Outstanding composition!!! Personally I would work a tad more on the reverbs and spatiality of the orchestration and perhaps in the percussion section, specifically trying to give the timpani a more organic, human feel. Again, I feel the reverbs could help a lot here.
The arrangements from 2:00 to the ending are exquisite.
Congrats. Admirable work.
Wow, thanks for the complments. And the pointers as well
BTW, are you going to keep the actual name of the track (Coming to Fruition) if it’s approved here? I myself have a quite unconventional, off-genre, orchestral track to be -hopefully- approved in 4 days and I’m super unsure about how to name it to give it a minimum commercial viability. For the moment, it’s going to be called Orchestral Documentary (yeah, lame) but I don’t know…
Naming is so tricky. They always tell you to come up with some unique name, but nobody ever does lol. No matter what anybody says, it always seems like generically titled tracks sell better.
It’s sad to find sooo many great tracks with unique names buried in the jungle. I guess it’s a motivational-epic-emotional-uplifting-inspiring-cinematic world out there (or so it seems when looking at the featured tracks).
Anyway, good luck with your submission, Erick!
Try with a simple C-E-G-E piano arpeggio (for 2 minutes), some hit/boom/crash (and don’t forget the cymbal! very required for unique competitive market music), and then, a G-E-C-E strings ostinato (
in the opposite direction of the piano, just to give more emphasis and ‘originality’).

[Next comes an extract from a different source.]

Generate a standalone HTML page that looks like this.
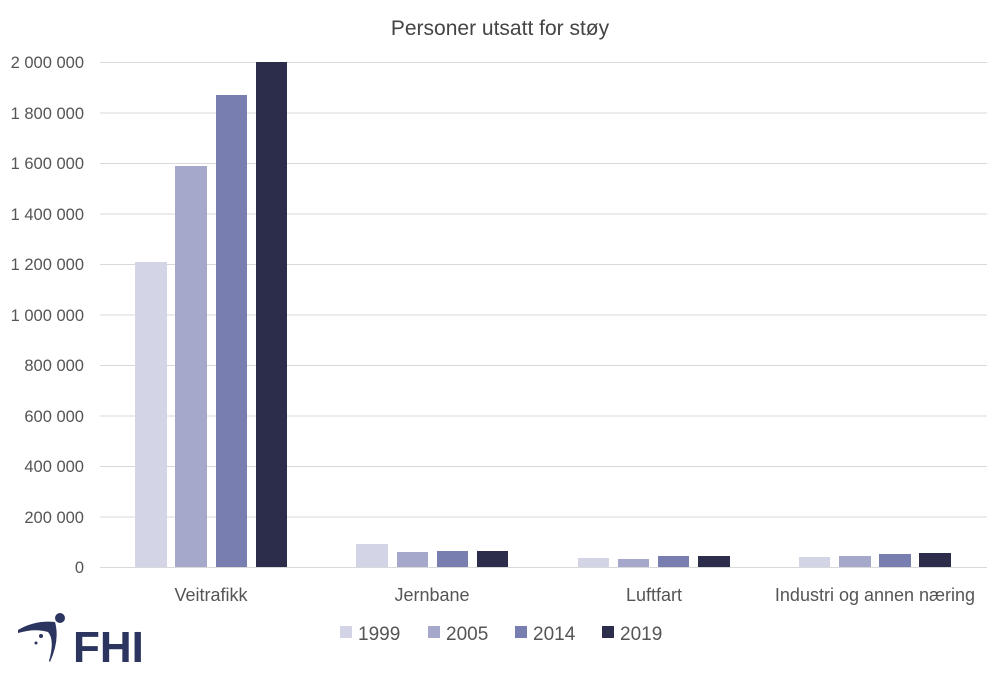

Don’t worry about distortions and noises (give more reverb and it’s ok!), limit at 7 LUFS (forget the loudness trends and go to loudness war!).
Oh… if at some point you get tired with C-E-G-E, you can try with F-A-C-A (C-A-F-A for ostinato, don’t forget!).
Thanks!
Made me laugh
Nice! Quite natural strings. I would try to emphasize melodies in mix - this is sometimes important for reviewers. And toms - I would try to add some bass depth to them and maybe more reverb?
And about genre - it’s not typical commercial track, but you can find a lot of similar tracks in classical and/or cinematic/fantasy categories.